本发明公开了一种电子地图空间关键字查询分布式索引系统和方法,该方法包括如下步骤:S1,分区:通过Spark平台的数据分区抽象接口将原始数据进行分割后映射到集群的各节点,在各节点形成数据分区;S2,局部索引构建:在各个数据分区分别构建一个索引文件,同时收集各个数据分区的统计信息;S3,全局索引构建:使用局部索引构建收集的统计信息,在主节点构建全局索引。本发明能够增加关键字查询的吞吐量,降低索引成本,减少系统的响应延迟。

Description

电子地图空间关键字查询分布式索引系统和方法 技术领域
本发明属于定位技术领域,具体来说涉及一种基于Spark平台的电子地图空间关键字查询分布式索引系统,以及基于该系统所实现的一种分布式索引方法。
背景技术
近年来随着通信技术的发展和移动终端的广泛使用,基于位置的社会服务层出不穷。空间关键字查询是以用户的地理位置信息和多个查询关键字作为参数,返回和这些参数有着空间和文本相关度的空间对象。在一个查询中,构建有效的索引结构,可以极大地提高查询效率。对于一个空间中的索引,是指将对象的位置信息,大小形状等按照一定结构排列的一种数据结构。现有的空间关键字查询系统,其查询吞吐量较小,在数据大小增加时文本数据的索引成本会快速增长的问题。因此,如何开发出一种新型的空间关键字查询分布式索引系统,能够增加关键字查询的吞吐量,降低索引成本,减少系统的响应延迟。是本领域技术人员需要研究的方向。以下为本申请中所涉及的字母缩写的注释:R-tree:B-tree向多维空间发展的另一种形式,它将空间对象按范围划分,每个结点都对应一个区域和一个磁盘页,非叶结点的磁盘页中存储其所有子结点的区域范围,非叶结点的所有子结点的区域都落在它的区域范围之内。IR-tree:以倒排索引和R-tree索引为基础,通过倒排索引解决文本相似度的计算模型。BFIR-tree:基于海量数据处理实现的IR-tree;CBFIR-tree:动态的BFIR-tree;S2I-V结构:对不同频率的关键字应被区别处理的模型结构;eBRQ:基于关键字包含的范围查询;aBRQ:基于近似关键字包含的k最近邻查询;falsepositive:误检率;。KNN算法:即临近算法,是数据挖掘分类技术中最简单的方法之一。I-Node:一个叶子R树节点,它存储了将每个关键字映射到空间关键字对象的倒排列表。
发明内容
本发明要解决的技术问题是提供了一种基于Spark平台的电子地图空间关键字查询分布式索引系统,能够增加关键字查询的吞吐量,降低索引成本,减少系统的响应延迟。
其采用的技术方案如下:
一种电子地图空间关键字查询分布式索引方法,其包括如下步骤:S1,分区:通过Spark平台的数据分区抽象接口将原始数据进行分割后映射到集群的各节点,在各节点形成数据 分区;S2,局部索引构建:在各个数据分区分别构建一个索引文件,同时收集各个数据分区的统计信息;S3,全局索引构建:使用局部索引构建收集的统计信息,在主节点构建全局索引。

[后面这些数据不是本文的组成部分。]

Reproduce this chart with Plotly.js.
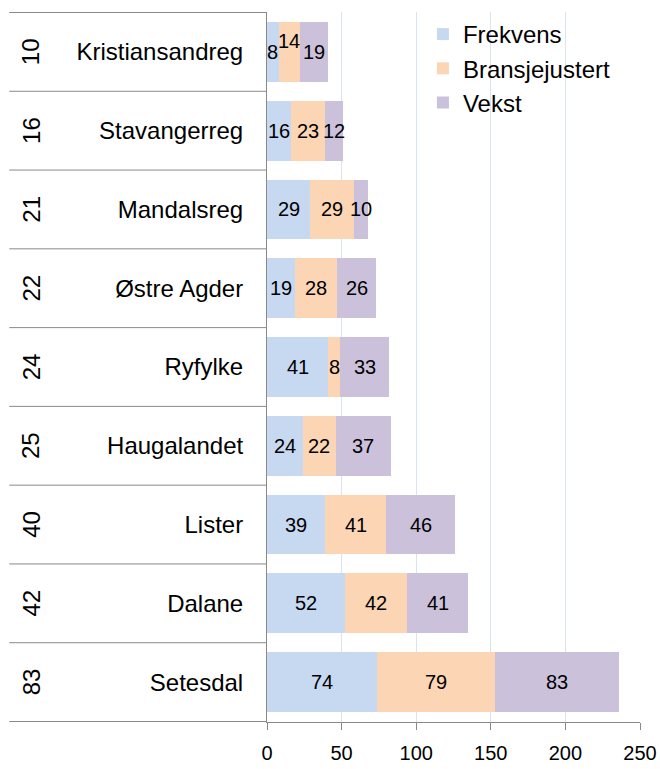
<!DOCTYPE html>
<html>
<head>
<meta charset="utf-8">
<script src="https://cdn.plot.ly/plotly-3.0.1.min.js"></script>
<style>html,body{margin:0;padding:0;background:#fff;}#chart{width:660px;height:769px;}</style>
</head>
<body>
<div id="chart"></div>
<script>
const regions = ["Kristiansandreg","Stavangerreg","Mandalsreg","Østre Agder","Ryfylke","Haugalandet","Lister","Dalane","Setesdal"];
const ranks = ["10","16","21","22","24","25","40","42","83"];
const frekvens = [8,16,29,19,41,24,39,52,74];
const bransjejustert = [14,23,29,28,8,22,41,42,79];
const vekst = [19,12,10,26,33,37,46,41,83];
const seriesNames = ["Frekvens","Bransjejustert","Vekst"];
const seriesColors = ["#c6d9f1","#fcd5b5","#ccc1da"];
const xTicks = [0,50,100,150,200,250];

const FONT = "Liberation Sans, Arial, sans-serif";
const LINE = "#898989";
const series = [frekvens, bransjejustert, vekst];

const traces = series.map((vals, k) => ({
  type: "bar",
  orientation: "h",
  name: seriesNames[k],
  x: vals,
  y: regions,
  marker: {color: seriesColors[k], line: {width: 0}},
  hoverinfo: "x+name"
}));

const annotations = [];
// data labels centred in each segment
regions.forEach((r, i) => {
  let start = 0;
  series.forEach((vals, k) => {
    const v = vals[i];
    // Excel lifted the cramped middle label of the first row
    const shift = (i === 0 && k === 1) ? 11 : 0;
    annotations.push({
      x: start + v / 2, y: r, xref: "x", yref: "y",
      xanchor: "center", yanchor: "middle",
      text: String(v), showarrow: false, yshift: shift,
      font: {family: FONT, size: 20, color: "#000"}
    });
    start += v;
  });
  // rank labels in the left column
  annotations.push({
    x: -0.632, y: r, xref: "paper", yref: "y",
    xanchor: "center", yanchor: "middle",
    text: ranks[i], showarrow: false, textangle: -90,
    font: {family: FONT, size: 24, color: "#000"}
  });
});

// row separators of the category table
const shapes = [];
for (let i = 0; i <= regions.length; i++) {
  shapes.push({
    type: "line", xref: "paper", yref: "y",
    x0: -0.691, x1: 0, y0: i - 0.5, y1: i - 0.5,
    line: {color: LINE, width: 1}, layer: "above"
  });
}

const layout = {
  width: 660, height: 769,
  margin: {l: 267, r: 20, t: 12, b: 47},
  paper_bgcolor: "#fff", plot_bgcolor: "#fff",
  font: {family: FONT, color: "#000"},
  barmode: "stack",
  bargap: 0.24,
  showlegend: true,
  legend: {
    x: 0.418, y: 1, xanchor: "left", yanchor: "top",
    bgcolor: "rgba(0,0,0,0)", traceorder: "normal",
    font: {family: FONT, size: 24, color: "#000"}
  },
  xaxis: {
    range: [0, 250], tickvals: xTicks, ticktext: xTicks.map(String),
    ticks: "outside", ticklen: 7, tickcolor: LINE, tickwidth: 1,
    showline: true, linecolor: LINE, linewidth: 1,
    showgrid: true, gridcolor: "#dae3f0", gridwidth: 1, zeroline: false,
    tickfont: {family: FONT, size: 20, color: "#000"},
    ticklabelstandoff: 6, fixedrange: true
  },
  yaxis: {
    type: "category", categoryorder: "array", categoryarray: regions,
    autorange: "reversed",
    ticks: "", showline: true, linecolor: LINE, linewidth: 1,
    showgrid: false, zeroline: false,
    tickfont: {family: FONT, size: 24, color: "#000"},
    ticklabelstandoff: 18, fixedrange: true
  },
  annotations: annotations,
  shapes: shapes
};

Plotly.newPlot("chart", traces, layout, {displayModeBar: false, staticPlot: true});
</script>
</body>
</html>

优选的是,上述电子地图空间关键字查询分布式索引方法中:步骤S1包括如下步骤:S11:基于空间分区对原始数据进行数据分割、确定各数据分区的最小边界矩形;S12:基于S11所得各数据分区的最小边界矩形构建一个临时的R-tree,将各个数据对象映射到对应的集群节点上,在各节点处构成数据分区。
更优选的是,上述电子地图空间关键字查询分布式索引方法中:步骤S2中所述统计信息包括采用(id,MBR,β)形式的空间统计信息和文本统计信息,所述id为数据分区标识,所述MBR为数据分区的最小边界矩形。所述β为数据分区的文本摘要数据。

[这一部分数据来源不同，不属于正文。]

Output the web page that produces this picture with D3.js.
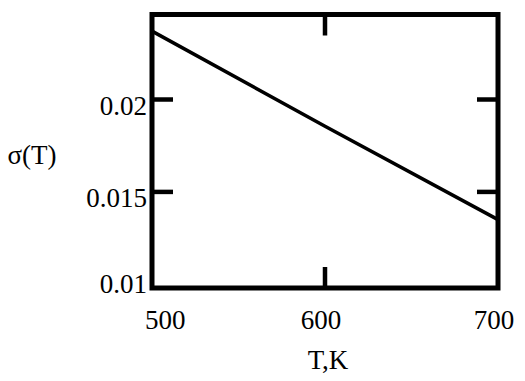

进一步优选的是,上述电子地图空间关键字查询分布式索引方法中:所述步骤S3采用布隆过滤器作为文本摘要。
通过采用上述方案:基于现有技术中广泛使用的Spark平台实现对内存计算的分布式环境的支持。构建了两级索引框架,在实际的关键字查询工作中,首先利用全局索引对不相关的分区进行剪枝处理、实现对关键字的初步过滤,随后在指定的数据分区中进行二次精确查询。从而为其他查询释放CPU资源,显著提高空间关键字查询的吞吐量,降低索引成本,减少系统的响应延迟。

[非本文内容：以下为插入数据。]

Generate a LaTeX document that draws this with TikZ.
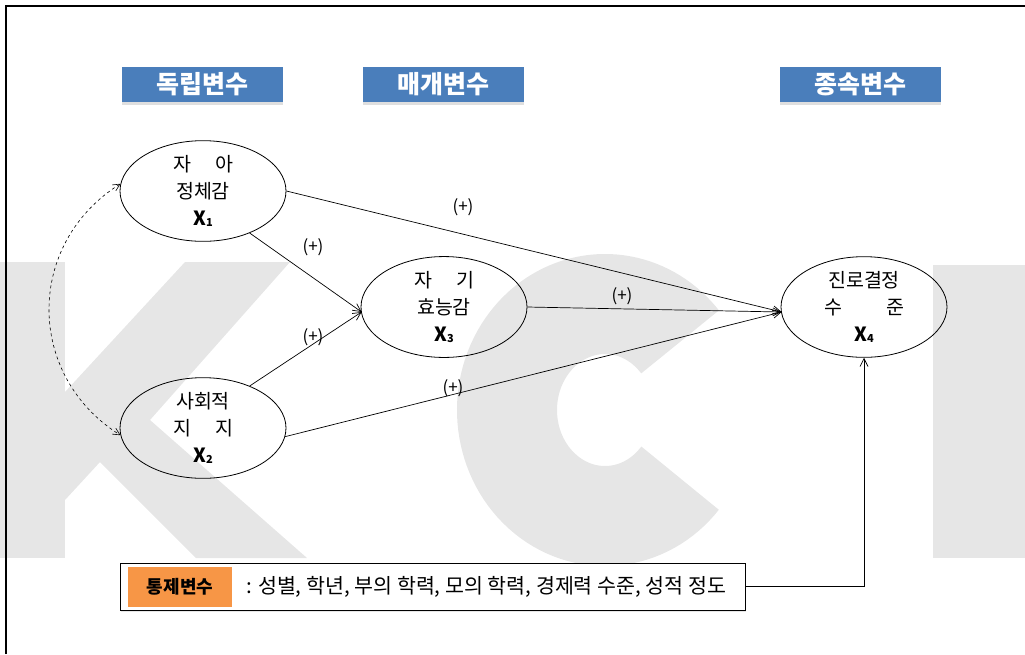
\documentclass[tikz,border=0pt]{standalone}
\usepackage{fontspec}
\setmainfont{Noto Sans CJK KR}
\usetikzlibrary{shapes.geometric,arrows.meta,shadows}
\definecolor{hdrblue}{RGB}{74,126,187}
\definecolor{ctrlorange}{RGB}{247,150,70}
\definecolor{wmgray}{RGB}{230,230,230}
\newcommand\Xn[1]{\textbf{X}\raisebox{-0.1ex}{\fontsize{11}{11}\selectfont\textbf{#1}}}
\begin{document}
\begin{tikzpicture}[x=1pt,y=-1pt,
  hdr/.style={fill=hdrblue, text=white, font=\bfseries\fontsize{25}{28}\selectfont,
    minimum width=161pt, minimum height=35pt, inner sep=0pt,
    drop shadow={opacity=0.25,shadow xshift=0pt,shadow yshift=-3pt}},
  var/.style={ellipse, draw, line width=0.8pt, minimum width=166pt, minimum height=92pt,
    inner sep=0pt, align=center, font=\fontsize{19.5}{27}\selectfont},
  arr/.style={line width=0.7pt, -{Straight Barb[length=8pt,width=8pt]}},
  sign/.style={font=\fontsize{17}{19}\selectfont, inner sep=1pt}]
\useasboundingbox (0,0) rectangle (1025,654);
% watermark
\begin{scope}
\clip (0,0) rectangle (1025,654);
\fill[wmgray] (-5,262) rectangle (65,558);
\fill[wmgray] (65,392) -- (185,262) -- (290,262) -- (150,420) -- (307,558) -- (196,558) -- (100,462) -- (65,500) -- cycle;
\draw[wmgray, line width=100pt] (605,410) ++(40:98 and 106) arc[start angle=40, end angle=320, x radius=98, y radius=106];
\fill[wmgray] (933,265) rectangle (1030,558);
\end{scope}
% frame
\draw[line width=2pt] (6,654) -- (6,6) -- (1025,6);
% headers
\node[hdr] (h1) at (202.5,84.5) {독립변수};
\node[hdr] (h2) at (443,84.5) {매개변수};
\node[hdr] (h3) at (860,84.5) {종속변수};
% variables
\node[var] (x1) at (203,191) {\makebox[60pt][s]{자\hfill 아}\\정체감\\\Xn{1}};
\node[var] (x2) at (203,428) {사회적\\\makebox[60pt][s]{지\hfill 지}\\\Xn{2}};
\node[var] (x3) at (444,307) {\makebox[60pt][s]{자\hfill 기}\\효능감\\\Xn{3}};
\node[var] (x4) at (864,307) {진로결정\\\makebox[80pt][s]{수\hfill 준}\\\Xn{4}};
\coordinate (x4in) at ([xshift=1pt,yshift=-5pt]x4.west);
\coordinate (x3in) at ([xshift=1pt,yshift=-5pt]x3.west);
% paths
\draw[arr] (x1.east) -- (x4in);
\draw[arr] (x1.-42) -- (x3in);
\draw[arr] (x2.42) -- (x3in);
\draw[arr] (x3.east) -- (x4in);
\draw[arr] (x2.-6) -- (x4in);
\draw[dashed, line width=0.6pt, {Straight Barb[length=7pt,width=7pt]}-{Straight Barb[length=7pt,width=7pt]}]
  (x1.175) .. controls +(-95,60) and +(-95,-60) .. (x2.185);
% signs
\node[sign] (s1) at (463,207) {(+)};
\node[sign] (s2) at (313,247) {(+)};
\node[sign] (s3) at (313,337) {(+)};
\node[sign] (s4) at (622,296) {(+)};
\node[sign] (s5) at (453,388) {(+)};
% control box
\node[draw, fill=white, line width=0.8pt, minimum width=625pt, minimum height=47pt, inner sep=0pt,
  drop shadow={opacity=0.2,shadow xshift=1pt,shadow yshift=-2pt}] (ctrl) at (432.5,586.5) {};
\node[fill=ctrlorange, minimum width=104pt, minimum height=40pt, inner sep=0pt,
  font=\bfseries\fontsize{18}{20}\selectfont] (ctrllab) at (180,587) {통제변수};
\node[anchor=west, inner sep=0pt, font=\fontsize{20.6}{22}\selectfont] (ctrltext) at (246,586.5)
  {: 성별, 학년, 부의 학력, 모의 학력, 경제력 수준, 성적 정도};
\draw[arr] (ctrl.east) -| (x4.south);
\end{tikzpicture}
\end{document}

为实现上述分布式索引系统,本发明还提供了一种应用于电子地图的分布式索引系统。
其采用的方案如下:
一种电子地图空间关键字查询分布式索引系统,其包括:一个主节点,多个从节点,原始数据源,分区模块,局部索引模块和全局索引模块;所述分区模块用于连接和读取原始数据源、将原始数据进行分割后映射到各个从节点,在各个从节点分别形成数据分区;所述局部索引模块分别连接各个从节点、用于对各个数据分区构建一个索引文件,并收集各个数据分区的统计信息;所述全局索引模块连接局部索引模块和主节点,用于读取局部索引模块收集的各个数据分区的统计信息并在主节点构成全局索引。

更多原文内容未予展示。